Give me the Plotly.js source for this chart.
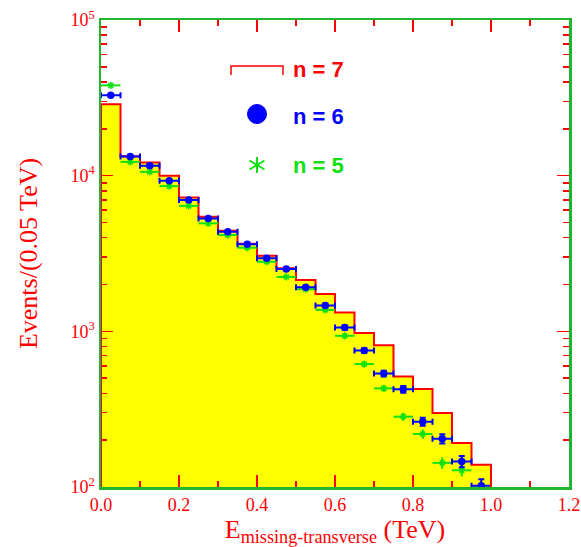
<!DOCTYPE html>
<html>
<head>
<meta charset="utf-8">
<script src="https://cdn.plot.ly/plotly-3.0.1.min.js"></script>
<style>html,body{margin:0;padding:0;background:#fff;}#chart{width:581px;height:547px;}</style>
</head>
<body>
<div id="chart"></div>
<script>
// ---- data ----
const binWidth = 0.05;
const binCenters = [0.025,0.075,0.125,0.175,0.225,0.275,0.325,0.375,0.425,0.475,
                    0.525,0.575,0.625,0.675,0.725,0.775,0.825,0.875,0.925,0.975];
const n7 = [28730,13340,12150,9970,7250,5445,4430,3655,3060,2542,
            2138,1740,1320,974,815,513,426,299,192,139];
const n6 = [32800,13300,11560,9260,6970,5315,4360,3620,2945,2515,
            1920,1464,1058,753,536,424,263,204,146,102];
const n6err = [180,115,108,96,83,73,66,60,54,50,44,38,33,27,23,21,16,14,12,10];
const n5x = [0.025,0.075,0.125,0.175,0.225,0.275,0.325,0.375,0.425,0.475,
             0.525,0.575,0.625,0.675,0.725,0.775,0.825,0.875,0.925];
const n5 = [38030,12260,10580,8565,6400,4940,4155,3445,2800,2236,
            1864,1373,936,616,430,283,219,143,128];
const n5err = [195,111,103,93,80,70,64,59,53,47,43,37,31,25,21,17,15,12,11];
const xTickVals = [0,0.2,0.4,0.6,0.8,1.0,1.2];
const yTickVals = [100,1000,10000,100000];
const yTickText = ['10<sup>2</sup>','10<sup>3</sup>','10<sup>4</sup>','10<sup>5</sup>'];
const legendLabels = ['n = 7','n = 6','n = 5'];

// ---- colours ----
const RED = '#ff0000', BLUE = '#0000ff', GREEN = '#11e011', YELLOW = '#ffff00', FRAME = '#1fb52f';

// histogram outline polygon from bin edges (baseline below the visible range, clipped)
const base = 1;
const hx = [], hy = [];
hx.push(binCenters[0] - binWidth/2); hy.push(base);
binCenters.forEach((c,i) => {
  hx.push(c - binWidth/2); hy.push(n7[i]);
  hx.push(c + binWidth/2); hy.push(n7[i]);
});
hx.push(binCenters[binCenters.length-1] + binWidth/2); hy.push(base);

const traces = [
  {x: hx, y: hy, type: 'scatter', mode: 'lines', fill: 'toself', fillcolor: YELLOW,
   line: {color: RED, width: 2}, name: legendLabels[0], showlegend: false, hoverinfo: 'skip'},
  {x: n5x, y: n5, type: 'scatter', mode: 'markers', name: legendLabels[2], showlegend: false,
   marker: {symbol: 'asterisk-open', size: 6, color: GREEN, line: {color: GREEN, width: 1.5}},
   error_x: {type: 'constant', value: binWidth/2, color: GREEN, thickness: 2, width: 0},
   error_y: {type: 'data', array: n5err, color: GREEN, thickness: 2, width: 0}},
  {x: binCenters, y: n6, type: 'scatter', mode: 'markers', name: legendLabels[1], showlegend: false,
   marker: {symbol: 'circle', size: 7.5, color: BLUE},
   error_x: {type: 'constant', value: binWidth/2, color: BLUE, thickness: 2, width: 3},
   error_y: {type: 'data', array: n6err, color: BLUE, thickness: 2, width: 3}}
];

const W = 581, H = 547, mL = 101, mR = 12, mT = 20, mB = 60;
const pw = W - mL - mR, ph = H - mT - mB;
const px = v => (v - mL) / pw;        // pixel -> paper x (legend placement only)
const py = v => (H - mB - v) / ph;    // pixel -> paper y

const legendFont = {family: 'Liberation Sans, Arial, sans-serif', size: 22, weight: 'bold'};
const ac = 257, gy = 165;
const layout = {
  width: W, height: H,
  margin: {l: mL, r: mR, t: mT, b: mB, pad: 0},
  paper_bgcolor: '#ffffff', plot_bgcolor: '#ffffff',
  showlegend: false,
  font: {family: 'Liberation Serif, Times New Roman, serif', color: RED},
  xaxis: {
    range: [0, 1.2], tickvals: xTickVals, tickformat: '.1f',
    ticks: 'inside', ticklen: 12, tickwidth: 1.5, tickcolor: RED,
    minor: {dtick: 0.1, tick0: 0, ticks: 'inside', ticklen: 6, tickwidth: 1.5, tickcolor: RED, showgrid: false},
    showline: true, linecolor: FRAME, linewidth: 2.5, mirror: 'allticks',
    showgrid: false, zeroline: false,
    tickfont: {family: 'Liberation Serif, Times New Roman, serif', size: 18, color: RED},
    title: {text: 'E<sub>missing-transverse</sub> (TeV)', standoff: 4,
            font: {family: 'Liberation Serif, Times New Roman, serif', size: 26, color: RED}}
  },
  yaxis: {
    type: 'log', range: [2, 5], tickvals: yTickVals, ticktext: yTickText,
    ticks: 'inside', ticklen: 12, tickwidth: 1.5, tickcolor: RED,
    minor: {dtick: 'D1', ticks: 'inside', ticklen: 6, tickwidth: 1.5, tickcolor: RED, showgrid: false},
    showline: true, linecolor: FRAME, linewidth: 2.5, mirror: 'allticks',
    showgrid: false, zeroline: false,
    tickfont: {family: 'Liberation Serif, Times New Roman, serif', size: 18, color: RED},
    title: {text: 'Events/(0.05 TeV)', standoff: 26,
            font: {family: 'Liberation Serif, Times New Roman, serif', size: 26, color: RED}}
  },
  annotations: [
    {xref: 'paper', yref: 'paper', x: px(291), y: py(69), xanchor: 'left', yanchor: 'middle',
     text: legendLabels[0], showarrow: false, font: Object.assign({}, legendFont, {color: RED})},
    {xref: 'paper', yref: 'paper', x: px(291), y: py(116), xanchor: 'left', yanchor: 'middle',
     text: legendLabels[1], showarrow: false, font: Object.assign({}, legendFont, {color: BLUE})},
    {xref: 'paper', yref: 'paper', x: px(291), y: py(165), xanchor: 'left', yanchor: 'middle',
     text: legendLabels[2], showarrow: false, font: Object.assign({}, legendFont, {color: GREEN})}
  ],
  shapes: [
    {type: 'path', xref: 'paper', yref: 'paper',
     path: `M ${px(231)} ${py(75)} L ${px(231)} ${py(66)} L ${px(283)} ${py(66)} L ${px(283)} ${py(75)}`,
     line: {color: RED, width: 1.5}},
    {type: 'circle', xref: 'paper', yref: 'paper',
     x0: px(247.5), x1: px(266.5), y0: py(123.5), y1: py(104.5),
     fillcolor: BLUE, line: {color: BLUE, width: 1}},
    {type: 'line', xref: 'paper', yref: 'paper', x0: px(ac), x1: px(ac), y0: py(gy-8), y1: py(gy+8),
     line: {color: GREEN, width: 2}},
    {type: 'line', xref: 'paper', yref: 'paper', x0: px(ac-7.5), x1: px(ac+7.5), y0: py(gy-4.5), y1: py(gy+4.5),
     line: {color: GREEN, width: 2}},
    {type: 'line', xref: 'paper', yref: 'paper', x0: px(ac-7.5), x1: px(ac+7.5), y0: py(gy+4.5), y1: py(gy-4.5),
     line: {color: GREEN, width: 2}}
  ]
};

Plotly.newPlot('chart', traces, layout, {displayModeBar: false, staticPlot: true});
</script>
</body>
</html>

# JOB:
Search the data above for the string "chart" and copy each line that has it.

# TASK OUTPUT:
Give me the Plotly.js source for this chart.
<style>html,body{margin:0;padding:0;background:#fff;}#chart{width:581px;height:547px;}</style>
<div id="chart"></div>
Plotly.newPlot('chart', traces, layout, {displayModeBar: false, staticPlot: true});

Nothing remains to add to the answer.